_What the task requires:_
In the records below, find the line with "Recreate this image" and the line with "const edcLlnlT = [93.8, 193, 287];"; return exactly those lines and every line between them.

_Supplied information:_
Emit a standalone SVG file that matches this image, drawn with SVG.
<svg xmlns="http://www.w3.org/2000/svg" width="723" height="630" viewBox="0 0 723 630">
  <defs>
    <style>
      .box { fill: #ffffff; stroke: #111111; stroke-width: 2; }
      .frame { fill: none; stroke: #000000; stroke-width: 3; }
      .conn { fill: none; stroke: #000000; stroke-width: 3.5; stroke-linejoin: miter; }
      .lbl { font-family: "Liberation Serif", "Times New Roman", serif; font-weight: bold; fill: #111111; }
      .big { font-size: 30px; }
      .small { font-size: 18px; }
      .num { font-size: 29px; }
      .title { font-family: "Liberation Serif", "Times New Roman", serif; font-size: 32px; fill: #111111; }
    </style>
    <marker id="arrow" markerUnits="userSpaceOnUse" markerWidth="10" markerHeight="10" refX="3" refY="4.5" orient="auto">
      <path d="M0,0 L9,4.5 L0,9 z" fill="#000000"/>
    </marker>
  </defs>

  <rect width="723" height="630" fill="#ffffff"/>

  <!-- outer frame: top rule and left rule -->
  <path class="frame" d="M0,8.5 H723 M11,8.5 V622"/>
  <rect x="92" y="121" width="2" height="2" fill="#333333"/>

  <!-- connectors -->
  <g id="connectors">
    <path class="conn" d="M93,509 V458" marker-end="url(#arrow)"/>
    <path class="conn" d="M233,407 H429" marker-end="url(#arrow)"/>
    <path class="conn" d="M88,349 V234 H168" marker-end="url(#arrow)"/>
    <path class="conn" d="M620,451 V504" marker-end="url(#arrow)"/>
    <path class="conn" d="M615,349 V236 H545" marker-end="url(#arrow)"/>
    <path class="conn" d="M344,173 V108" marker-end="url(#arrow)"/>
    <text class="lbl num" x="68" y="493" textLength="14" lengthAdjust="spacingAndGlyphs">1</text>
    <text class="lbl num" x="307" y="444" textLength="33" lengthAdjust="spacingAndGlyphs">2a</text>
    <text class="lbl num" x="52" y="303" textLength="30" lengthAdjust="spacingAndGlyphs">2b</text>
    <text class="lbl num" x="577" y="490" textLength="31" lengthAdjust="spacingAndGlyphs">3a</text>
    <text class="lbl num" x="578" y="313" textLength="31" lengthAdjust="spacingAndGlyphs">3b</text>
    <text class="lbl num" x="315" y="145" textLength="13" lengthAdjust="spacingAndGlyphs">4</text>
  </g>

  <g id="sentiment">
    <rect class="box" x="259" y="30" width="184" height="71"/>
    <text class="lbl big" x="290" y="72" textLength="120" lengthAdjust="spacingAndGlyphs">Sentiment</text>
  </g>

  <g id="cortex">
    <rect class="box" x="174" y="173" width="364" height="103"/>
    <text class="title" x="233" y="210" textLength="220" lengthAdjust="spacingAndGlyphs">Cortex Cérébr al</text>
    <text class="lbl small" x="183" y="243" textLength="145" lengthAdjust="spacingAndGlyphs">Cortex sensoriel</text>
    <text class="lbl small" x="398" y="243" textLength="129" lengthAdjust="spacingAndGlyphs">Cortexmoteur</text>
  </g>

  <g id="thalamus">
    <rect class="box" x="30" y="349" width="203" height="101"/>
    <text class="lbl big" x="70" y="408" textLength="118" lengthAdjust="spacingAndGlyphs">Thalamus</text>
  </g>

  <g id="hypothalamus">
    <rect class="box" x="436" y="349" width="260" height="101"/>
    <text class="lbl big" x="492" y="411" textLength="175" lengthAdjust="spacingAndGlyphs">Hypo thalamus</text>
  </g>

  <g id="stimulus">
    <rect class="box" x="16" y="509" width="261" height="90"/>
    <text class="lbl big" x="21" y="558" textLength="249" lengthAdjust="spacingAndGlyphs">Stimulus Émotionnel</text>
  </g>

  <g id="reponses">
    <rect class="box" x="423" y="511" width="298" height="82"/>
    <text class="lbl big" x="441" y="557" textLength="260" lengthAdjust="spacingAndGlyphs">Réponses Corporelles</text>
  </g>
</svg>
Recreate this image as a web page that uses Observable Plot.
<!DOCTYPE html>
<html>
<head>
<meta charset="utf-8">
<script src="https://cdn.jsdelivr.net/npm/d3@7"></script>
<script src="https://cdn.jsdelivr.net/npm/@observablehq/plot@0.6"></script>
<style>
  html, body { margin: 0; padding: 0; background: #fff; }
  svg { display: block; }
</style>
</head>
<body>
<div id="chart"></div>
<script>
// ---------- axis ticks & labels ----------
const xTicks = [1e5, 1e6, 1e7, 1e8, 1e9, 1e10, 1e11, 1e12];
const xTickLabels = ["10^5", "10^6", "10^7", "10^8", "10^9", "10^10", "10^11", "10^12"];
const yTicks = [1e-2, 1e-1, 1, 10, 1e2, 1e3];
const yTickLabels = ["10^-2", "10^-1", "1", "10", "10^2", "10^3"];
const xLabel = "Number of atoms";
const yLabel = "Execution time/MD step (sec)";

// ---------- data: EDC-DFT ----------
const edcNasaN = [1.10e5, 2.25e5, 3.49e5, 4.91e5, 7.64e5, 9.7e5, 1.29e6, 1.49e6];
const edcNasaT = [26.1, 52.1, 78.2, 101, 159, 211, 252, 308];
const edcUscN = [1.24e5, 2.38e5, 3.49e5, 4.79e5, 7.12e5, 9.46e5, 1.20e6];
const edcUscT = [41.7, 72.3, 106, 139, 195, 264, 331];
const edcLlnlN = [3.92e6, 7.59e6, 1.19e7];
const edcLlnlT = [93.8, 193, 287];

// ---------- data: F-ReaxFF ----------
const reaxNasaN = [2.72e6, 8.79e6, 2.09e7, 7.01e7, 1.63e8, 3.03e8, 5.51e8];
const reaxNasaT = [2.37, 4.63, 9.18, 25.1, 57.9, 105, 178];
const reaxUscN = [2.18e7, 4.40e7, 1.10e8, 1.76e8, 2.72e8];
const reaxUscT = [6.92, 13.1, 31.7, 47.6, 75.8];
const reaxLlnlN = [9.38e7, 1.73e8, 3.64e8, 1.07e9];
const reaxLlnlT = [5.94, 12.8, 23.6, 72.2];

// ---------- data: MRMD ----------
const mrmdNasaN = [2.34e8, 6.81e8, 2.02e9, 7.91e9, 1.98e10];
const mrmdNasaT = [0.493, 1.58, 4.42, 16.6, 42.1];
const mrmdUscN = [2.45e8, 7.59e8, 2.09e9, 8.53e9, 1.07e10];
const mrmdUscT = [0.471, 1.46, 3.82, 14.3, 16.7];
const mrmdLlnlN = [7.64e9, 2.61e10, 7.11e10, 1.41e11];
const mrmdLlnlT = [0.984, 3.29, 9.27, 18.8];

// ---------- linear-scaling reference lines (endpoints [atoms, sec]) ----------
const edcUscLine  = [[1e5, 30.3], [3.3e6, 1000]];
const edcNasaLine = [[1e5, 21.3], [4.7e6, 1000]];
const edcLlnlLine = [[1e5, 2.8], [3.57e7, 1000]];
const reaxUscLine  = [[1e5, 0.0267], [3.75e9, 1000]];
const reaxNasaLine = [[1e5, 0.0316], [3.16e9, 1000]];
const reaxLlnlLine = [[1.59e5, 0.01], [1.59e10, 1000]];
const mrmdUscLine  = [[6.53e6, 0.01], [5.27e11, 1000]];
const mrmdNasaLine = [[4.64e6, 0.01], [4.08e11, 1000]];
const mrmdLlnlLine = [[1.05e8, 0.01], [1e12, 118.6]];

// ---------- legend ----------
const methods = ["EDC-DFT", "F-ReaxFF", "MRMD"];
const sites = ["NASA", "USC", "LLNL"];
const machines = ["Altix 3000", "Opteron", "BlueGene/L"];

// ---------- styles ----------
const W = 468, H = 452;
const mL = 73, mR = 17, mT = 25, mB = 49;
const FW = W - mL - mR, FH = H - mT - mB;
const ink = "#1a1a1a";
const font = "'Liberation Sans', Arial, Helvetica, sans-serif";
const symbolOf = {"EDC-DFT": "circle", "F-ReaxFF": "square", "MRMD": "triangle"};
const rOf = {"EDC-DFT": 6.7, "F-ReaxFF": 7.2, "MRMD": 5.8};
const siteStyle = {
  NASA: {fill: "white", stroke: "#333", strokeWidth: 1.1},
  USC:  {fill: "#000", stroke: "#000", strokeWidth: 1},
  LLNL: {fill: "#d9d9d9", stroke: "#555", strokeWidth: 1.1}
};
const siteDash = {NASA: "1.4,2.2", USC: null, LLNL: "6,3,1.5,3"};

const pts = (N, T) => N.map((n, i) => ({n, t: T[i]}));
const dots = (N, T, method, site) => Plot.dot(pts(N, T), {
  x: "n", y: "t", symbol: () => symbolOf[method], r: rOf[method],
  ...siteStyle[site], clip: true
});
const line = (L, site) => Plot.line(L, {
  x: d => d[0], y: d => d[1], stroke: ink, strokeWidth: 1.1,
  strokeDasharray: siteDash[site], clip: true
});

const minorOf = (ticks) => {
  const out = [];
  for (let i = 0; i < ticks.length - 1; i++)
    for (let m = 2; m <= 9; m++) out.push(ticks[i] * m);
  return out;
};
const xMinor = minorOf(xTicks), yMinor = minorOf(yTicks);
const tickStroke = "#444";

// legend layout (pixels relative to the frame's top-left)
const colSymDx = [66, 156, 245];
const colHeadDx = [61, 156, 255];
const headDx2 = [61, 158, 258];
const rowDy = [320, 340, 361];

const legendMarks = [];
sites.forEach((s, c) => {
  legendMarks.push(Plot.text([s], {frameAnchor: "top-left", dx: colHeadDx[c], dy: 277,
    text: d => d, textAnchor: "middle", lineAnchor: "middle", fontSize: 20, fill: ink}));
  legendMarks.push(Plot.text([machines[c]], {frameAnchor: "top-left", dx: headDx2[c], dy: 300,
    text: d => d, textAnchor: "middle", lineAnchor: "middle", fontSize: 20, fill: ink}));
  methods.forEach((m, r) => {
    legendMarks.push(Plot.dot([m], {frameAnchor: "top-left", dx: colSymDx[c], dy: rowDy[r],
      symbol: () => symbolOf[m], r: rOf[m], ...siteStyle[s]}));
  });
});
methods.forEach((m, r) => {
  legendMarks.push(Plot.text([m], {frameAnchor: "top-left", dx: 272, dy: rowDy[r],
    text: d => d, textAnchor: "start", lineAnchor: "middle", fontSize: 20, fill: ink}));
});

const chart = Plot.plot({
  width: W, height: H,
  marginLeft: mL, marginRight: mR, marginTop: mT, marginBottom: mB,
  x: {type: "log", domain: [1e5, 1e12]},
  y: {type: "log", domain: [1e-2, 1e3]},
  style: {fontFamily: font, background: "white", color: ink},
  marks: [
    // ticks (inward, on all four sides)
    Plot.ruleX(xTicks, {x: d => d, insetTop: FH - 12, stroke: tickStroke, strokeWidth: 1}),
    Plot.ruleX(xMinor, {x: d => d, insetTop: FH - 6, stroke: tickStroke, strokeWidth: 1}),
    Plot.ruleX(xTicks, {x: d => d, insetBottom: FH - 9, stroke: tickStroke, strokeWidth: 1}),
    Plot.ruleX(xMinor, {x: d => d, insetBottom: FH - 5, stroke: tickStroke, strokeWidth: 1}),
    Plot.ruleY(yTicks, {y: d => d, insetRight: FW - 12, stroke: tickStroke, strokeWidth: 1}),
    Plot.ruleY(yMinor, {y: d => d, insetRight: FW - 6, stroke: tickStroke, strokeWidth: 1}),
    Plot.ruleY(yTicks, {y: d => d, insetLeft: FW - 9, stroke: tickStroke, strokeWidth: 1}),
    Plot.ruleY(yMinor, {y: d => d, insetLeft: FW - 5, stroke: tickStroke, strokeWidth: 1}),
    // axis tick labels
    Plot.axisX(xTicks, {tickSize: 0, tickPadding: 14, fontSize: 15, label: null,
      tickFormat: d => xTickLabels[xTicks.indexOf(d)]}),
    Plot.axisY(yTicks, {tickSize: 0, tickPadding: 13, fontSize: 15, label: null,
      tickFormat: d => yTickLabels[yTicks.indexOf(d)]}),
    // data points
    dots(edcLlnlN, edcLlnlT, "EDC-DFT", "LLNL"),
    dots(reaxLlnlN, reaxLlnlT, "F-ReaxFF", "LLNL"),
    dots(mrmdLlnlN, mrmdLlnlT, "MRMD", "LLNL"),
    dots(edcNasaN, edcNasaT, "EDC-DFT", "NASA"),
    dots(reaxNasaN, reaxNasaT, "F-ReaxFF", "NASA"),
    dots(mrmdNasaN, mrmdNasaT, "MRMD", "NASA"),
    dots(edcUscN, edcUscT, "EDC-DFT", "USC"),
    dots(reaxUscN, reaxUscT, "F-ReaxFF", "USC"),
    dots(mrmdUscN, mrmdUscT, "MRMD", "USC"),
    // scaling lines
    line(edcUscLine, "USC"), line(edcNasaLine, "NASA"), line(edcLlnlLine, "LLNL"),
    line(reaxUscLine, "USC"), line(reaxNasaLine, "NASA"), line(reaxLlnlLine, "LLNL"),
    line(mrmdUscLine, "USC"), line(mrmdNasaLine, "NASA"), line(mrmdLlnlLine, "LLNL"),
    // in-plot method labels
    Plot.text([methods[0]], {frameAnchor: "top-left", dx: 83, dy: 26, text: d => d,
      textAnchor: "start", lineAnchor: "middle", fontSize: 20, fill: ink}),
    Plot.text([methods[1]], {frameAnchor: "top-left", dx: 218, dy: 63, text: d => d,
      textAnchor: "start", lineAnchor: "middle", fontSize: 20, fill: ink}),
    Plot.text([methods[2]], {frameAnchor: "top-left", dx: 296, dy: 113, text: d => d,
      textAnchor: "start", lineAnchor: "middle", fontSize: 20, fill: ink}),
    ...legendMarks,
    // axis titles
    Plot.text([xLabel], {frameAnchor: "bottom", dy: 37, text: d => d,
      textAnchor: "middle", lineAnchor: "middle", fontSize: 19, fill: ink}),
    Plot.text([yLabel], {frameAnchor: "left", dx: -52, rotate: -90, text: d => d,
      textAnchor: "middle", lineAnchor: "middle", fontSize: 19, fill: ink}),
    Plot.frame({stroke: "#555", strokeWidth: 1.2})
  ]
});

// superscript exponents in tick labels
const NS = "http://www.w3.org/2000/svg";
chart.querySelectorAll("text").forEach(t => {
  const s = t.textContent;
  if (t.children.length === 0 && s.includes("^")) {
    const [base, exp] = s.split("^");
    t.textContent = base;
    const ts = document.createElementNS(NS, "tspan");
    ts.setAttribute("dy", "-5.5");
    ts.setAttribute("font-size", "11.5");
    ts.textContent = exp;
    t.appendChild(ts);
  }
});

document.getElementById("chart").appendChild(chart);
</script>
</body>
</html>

_Finished exercise:_
Recreate this image as a web page that uses Observable Plot.
<!DOCTYPE html>
<html>
<head>
<meta charset="utf-8">
<script src="https://cdn.jsdelivr.net/npm/d3@7"></script>
<script src="https://cdn.jsdelivr.net/npm/@observablehq/plot@0.6"></script>
<style>
  html, body { margin: 0; padding: 0; background: #fff; }
  svg { display: block; }
</style>
</head>
<body>
<div id="chart"></div>
<script>
// ---------- axis ticks & labels ----------
const xTicks = [1e5, 1e6, 1e7, 1e8, 1e9, 1e10, 1e11, 1e12];
const xTickLabels = ["10^5", "10^6", "10^7", "10^8", "10^9", "10^10", "10^11", "10^12"];
const yTicks = [1e-2, 1e-1, 1, 10, 1e2, 1e3];
const yTickLabels = ["10^-2", "10^-1", "1", "10", "10^2", "10^3"];
const xLabel = "Number of atoms";
const yLabel = "Execution time/MD step (sec)";

// ---------- data: EDC-DFT ----------
const edcNasaN = [1.10e5, 2.25e5, 3.49e5, 4.91e5, 7.64e5, 9.7e5, 1.29e6, 1.49e6];
const edcNasaT = [26.1, 52.1, 78.2, 101, 159, 211, 252, 308];
const edcUscN = [1.24e5, 2.38e5, 3.49e5, 4.79e5, 7.12e5, 9.46e5, 1.20e6];
const edcUscT = [41.7, 72.3, 106, 139, 195, 264, 331];
const edcLlnlN = [3.92e6, 7.59e6, 1.19e7];
const edcLlnlT = [93.8, 193, 287];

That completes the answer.